* _What to produce_
Repeat every line of the listing below exactly, minus the pictures.

________

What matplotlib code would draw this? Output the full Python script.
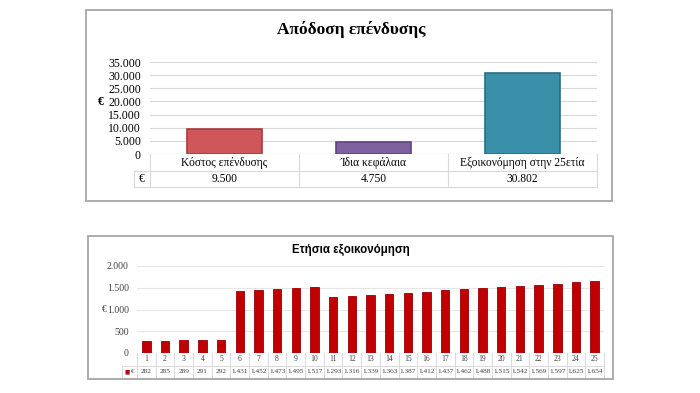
import matplotlib
matplotlib.use("Agg")
from matplotlib import pyplot as plt
from matplotlib.patches import Rectangle
import numpy as np

# --- data ---
inv_title = "Απόδοση επένδυσης"
inv_categories = ["Κόστος επένδυσης", "Ίδια κεφάλαια", "Εξοικονόμηση στην 25ετία"]
inv_values = [9500, 4750, 30802]
inv_colors = ["#CF5759", "#7E62A0", "#3A90A8"]
inv_edges = ["#A63D3F", "#5E4580", "#2A6E82"]
inv_ticks = [0, 5000, 10000, 15000, 20000, 25000, 30000, 35000]

sav_title = "Ετήσια εξοικονόμηση"
sav_years = list(range(1, 26))
sav_values = [282, 285, 289, 291, 292, 1431, 1452, 1473, 1495, 1517,
              1293, 1316, 1339, 1363, 1387, 1412, 1437, 1462, 1488, 1515,
              1542, 1569, 1597, 1625, 1654]
sav_ticks = [0, 500, 1000, 1500, 2000]

W, H = 700, 393
SERIF = "Liberation Serif"
GRID = "#D9D9D9"


def fmt(v):
    return f"{v:,}".replace(",", ".")


def px_axes(fig, left, top, right, bottom):
    return fig.add_axes([left / W, 1 - bottom / H, (right - left) / W, (bottom - top) / H])


fig = plt.figure(figsize=(7, 3.93), dpi=100)
fig.patch.set_facecolor("white")

# outer frames
for (l, t, r, b) in [(86, 10, 612, 201), (88, 236, 613, 379)]:
    fig.patches.append(Rectangle((l / W, 1 - b / H), (r - l) / W, (b - t) / H,
                                 transform=fig.transFigure, fill=False,
                                 edgecolor="#A6A6A6", linewidth=1.3))

# ---------- top chart ----------
ax = px_axes(fig, 150, 62, 597, 154)
x = np.arange(len(inv_categories))
ax.bar(x, inv_values, width=0.5, color=inv_colors, edgecolor=inv_edges, linewidth=1.2, zorder=3)
ax.set_xlim(-0.5, len(inv_categories) - 0.5)
ax.set_ylim(0, 35000)
ax.set_yticks(inv_ticks)
ax.set_yticklabels([fmt(t) for t in inv_ticks], fontsize=8.5, family=SERIF)
ax.tick_params(axis="y", length=0, pad=6.5)
ax.set_xticks([])
ax.yaxis.grid(True, color=GRID, linewidth=0.8, zorder=0)
for s in ax.spines.values():
    s.set_visible(False)
ax.axhline(0, color=GRID, linewidth=0.8, zorder=2)
fig.text(98 / W, 1 - 102 / H, "€", fontsize=8.5, family=SERIF, fontweight="bold",
         ha="left", va="center")
fig.text(351 / W, 1 - 29 / H, inv_title, fontsize=12.5, family=SERIF, fontweight="bold",
         ha="center", va="center")

# data table under top chart
n = len(inv_categories)
r1, r2 = -17 / 92, -33 / 92
tr = ax.get_xaxis_transform()
xl = -0.5 - (16 / 447) * n
tbl_kw = dict(transform=tr, clip_on=False, color=GRID, linewidth=0.8)
ax.plot([xl, n - 0.5], [r1, r1], **tbl_kw)
ax.plot([xl, n - 0.5], [r2, r2], **tbl_kw)
ax.plot([xl, xl], [r1, r2], **tbl_kw)
for b in np.arange(-0.5, n, 1.0):
    ax.plot([b, b], [0, r2], **tbl_kw)
for i, (c, v) in enumerate(zip(inv_categories, inv_values)):
    ax.text(i, r1 / 2, c, transform=tr, ha="center", va="center", fontsize=8.3, family=SERIF)
    ax.text(i, (r1 + r2) / 2, fmt(v), transform=tr, ha="center", va="center", fontsize=8.3, family=SERIF)
ax.text((xl - 0.5) / 2, (r1 + r2) / 2, "€", transform=tr, ha="center", va="center",
        fontsize=8.3, family=SERIF)

# ---------- bottom chart ----------
ax2 = px_axes(fig, 137, 266, 604, 353)
x2 = np.arange(len(sav_years))
ax2.bar(x2, sav_values, width=0.45, color="#C00000", edgecolor="#9A0000", linewidth=0.6, zorder=3)
ax2.set_xlim(-0.5, len(sav_years) - 0.5)
ax2.set_ylim(0, 2000)
ax2.set_yticks(sav_ticks)
ax2.set_yticklabels([fmt(t) for t in sav_ticks], fontsize=7, family=SERIF, color="#404040")
ax2.tick_params(axis="y", length=0, pad=5.8)
ax2.set_xticks([])
ax2.yaxis.grid(True, color="#E6E6E6", linewidth=0.8, zorder=0)
for s in ax2.spines.values():
    s.set_visible(False)
ax2.axhline(0, color=GRID, linewidth=0.8, zorder=2)
fig.text(102 / W, 1 - 310 / H, "€", fontsize=7, family=SERIF, color="#404040",
         ha="left", va="center")
fig.text(351 / W, 1 - 250 / H, sav_title, fontsize=8.3, family="Liberation Sans", fontweight="bold",
         ha="center", va="center")

n2 = len(sav_years)
q1, q2 = -12.5 / 87, -25 / 87
tr2 = ax2.get_xaxis_transform()
xl2 = -0.5 - (15 / 467) * n2
tbl_kw2 = dict(transform=tr2, clip_on=False, color=GRID, linewidth=0.7)
ax2.plot([xl2, n2 - 0.5], [q1, q1], **tbl_kw2)
ax2.plot([xl2, n2 - 0.5], [q2, q2], **tbl_kw2)
ax2.plot([xl2, xl2], [q1, q2], **tbl_kw2)
for b in np.arange(-0.5, n2, 1.0):
    ax2.plot([b, b], [0, q2], **tbl_kw2)
for i, (yr, v) in enumerate(zip(sav_years, sav_values)):
    ax2.text(i, q1 / 2, str(yr), transform=tr2, ha="center", va="center", fontsize=5.5,
             family=SERIF, color="#404040")
    ax2.text(i, (q1 + q2) / 2, fmt(v), transform=tr2, ha="center", va="center", fontsize=5.2,
             family=SERIF, color="#404040")
mid = (xl2 - 0.5) / 2
ax2.text(mid - 0.12, (q1 + q2) / 2, "■", transform=tr2, ha="center", va="center",
         fontsize=4, color="#C00000", family="DejaVu Sans")
ax2.text(mid + 0.18, (q1 + q2) / 2, "€", transform=tr2, ha="center", va="center",
         fontsize=5.2, family=SERIF, color="#404040")

fig.savefig("out.png", dpi=100)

________

* _Result of this exercise_
What matplotlib code would draw this? Output the full Python script.
import matplotlib
matplotlib.use("Agg")
from matplotlib import pyplot as plt
from matplotlib.patches import Rectangle
import numpy as np

# --- data ---
inv_title = "Απόδοση επένδυσης"
inv_categories = ["Κόστος επένδυσης", "Ίδια κεφάλαια", "Εξοικονόμηση στην 25ετία"]
inv_values = [9500, 4750, 30802]
inv_colors = ["#CF5759", "#7E62A0", "#3A90A8"]
inv_edges = ["#A63D3F", "#5E4580", "#2A6E82"]
inv_ticks = [0, 5000, 10000, 15000, 20000, 25000, 30000, 35000]

sav_title = "Ετήσια εξοικονόμηση"
sav_years = list(range(1, 26))
sav_values = [282, 285, 289, 291, 292, 1431, 1452, 1473, 1495, 1517,
              1293, 1316, 1339, 1363, 1387, 1412, 1437, 1462, 1488, 1515,
              1542, 1569, 1597, 1625, 1654]
sav_ticks = [0, 500, 1000, 1500, 2000]

W, H = 700, 393
SERIF = "Liberation Serif"
GRID = "#D9D9D9"


def fmt(v):
    return f"{v:,}".replace(",", ".")


def px_axes(fig, left, top, right, bottom):
    return fig.add_axes([left / W, 1 - bottom / H, (right - left) / W, (bottom - top) / H])


fig = plt.figure(figsize=(7, 3.93), dpi=100)
fig.patch.set_facecolor("white")

# outer frames
for (l, t, r, b) in [(86, 10, 612, 201), (88, 236, 613, 379)]:
    fig.patches.append(Rectangle((l / W, 1 - b / H), (r - l) / W, (b - t) / H,
                                 transform=fig.transFigure, fill=False,
                                 edgecolor="#A6A6A6", linewidth=1.3))

# ---------- top chart ----------
ax = px_axes(fig, 150, 62, 597, 154)
x = np.arange(len(inv_categories))
ax.bar(x, inv_values, width=0.5, color=inv_colors, edgecolor=inv_edges, linewidth=1.2, zorder=3)
ax.set_xlim(-0.5, len(inv_categories) - 0.5)
ax.set_ylim(0, 35000)
ax.set_yticks(inv_ticks)
ax.set_yticklabels([fmt(t) for t in inv_ticks], fontsize=8.5, family=SERIF)
ax.tick_params(axis="y", length=0, pad=6.5)
ax.set_xticks([])
ax.yaxis.grid(True, color=GRID, linewidth=0.8, zorder=0)
for s in ax.spines.values():
    s.set_visible(False)
ax.axhline(0, color=GRID, linewidth=0.8, zorder=2)
fig.text(98 / W, 1 - 102 / H, "€", fontsize=8.5, family=SERIF, fontweight="bold",
         ha="left", va="center")
fig.text(351 / W, 1 - 29 / H, inv_title, fontsize=12.5, family=SERIF, fontweight="bold",
         ha="center", va="center")

# data table under top chart
n = len(inv_categories)
r1, r2 = -17 / 92, -33 / 92
tr = ax.get_xaxis_transform()
xl = -0.5 - (16 / 447) * n
tbl_kw = dict(transform=tr, clip_on=False, color=GRID, linewidth=0.8)
ax.plot([xl, n - 0.5], [r1, r1], **tbl_kw)
ax.plot([xl, n - 0.5], [r2, r2], **tbl_kw)
ax.plot([xl, xl], [r1, r2], **tbl_kw)
for b in np.arange(-0.5, n, 1.0):
    ax.plot([b, b], [0, r2], **tbl_kw)
for i, (c, v) in enumerate(zip(inv_categories, inv_values)):
    ax.text(i, r1 / 2, c, transform=tr, ha="center", va="center", fontsize=8.3, family=SERIF)
    ax.text(i, (r1 + r2) / 2, fmt(v), transform=tr, ha="center", va="center", fontsize=8.3, family=SERIF)
ax.text((xl - 0.5) / 2, (r1 + r2) / 2, "€", transform=tr, ha="center", va="center",
        fontsize=8.3, family=SERIF)

# ---------- bottom chart ----------
ax2 = px_axes(fig, 137, 266, 604, 353)
x2 = np.arange(len(sav_years))
ax2.bar(x2, sav_values, width=0.45, color="#C00000", edgecolor="#9A0000", linewidth=0.6, zorder=3)
ax2.set_xlim(-0.5, len(sav_years) - 0.5)
ax2.set_ylim(0, 2000)
ax2.set_yticks(sav_ticks)
ax2.set_yticklabels([fmt(t) for t in sav_ticks], fontsize=7, family=SERIF, color="#404040")
ax2.tick_params(axis="y", length=0, pad=5.8)
ax2.set_xticks([])
ax2.yaxis.grid(True, color="#E6E6E6", linewidth=0.8, zorder=0)
for s in ax2.spines.values():
    s.set_visible(False)
ax2.axhline(0, color=GRID, linewidth=0.8, zorder=2)
fig.text(102 / W, 1 - 310 / H, "€", fontsize=7, family=SERIF, color="#404040",
         ha="left", va="center")
fig.text(351 / W, 1 - 250 / H, sav_title, fontsize=8.3, family="Liberation Sans", fontweight="bold",
         ha="center", va="center")

n2 = len(sav_years)
q1, q2 = -12.5 / 87, -25 / 87
tr2 = ax2.get_xaxis_transform()
xl2 = -0.5 - (15 / 467) * n2
tbl_kw2 = dict(transform=tr2, clip_on=False, color=GRID, linewidth=0.7)
ax2.plot([xl2, n2 - 0.5], [q1, q1], **tbl_kw2)
ax2.plot([xl2, n2 - 0.5], [q2, q2], **tbl_kw2)
ax2.plot([xl2, xl2], [q1, q2], **tbl_kw2)
for b in np.arange(-0.5, n2, 1.0):
    ax2.plot([b, b], [0, q2], **tbl_kw2)
for i, (yr, v) in enumerate(zip(sav_years, sav_values)):
    ax2.text(i, q1 / 2, str(yr), transform=tr2, ha="center", va="center", fontsize=5.5,
             family=SERIF, color="#404040")
    ax2.text(i, (q1 + q2) / 2, fmt(v), transform=tr2, ha="center", va="center", fontsize=5.2,
             family=SERIF, color="#404040")
mid = (xl2 - 0.5) / 2
ax2.text(mid - 0.12, (q1 + q2) / 2, "■", transform=tr2, ha="center", va="center",
         fontsize=4, color="#C00000", family="DejaVu Sans")
ax2.text(mid + 0.18, (q1 + q2) / 2, "€", transform=tr2, ha="center", va="center",
         fontsize=5.2, family=SERIF, color="#404040")

fig.savefig("out.png", dpi=100)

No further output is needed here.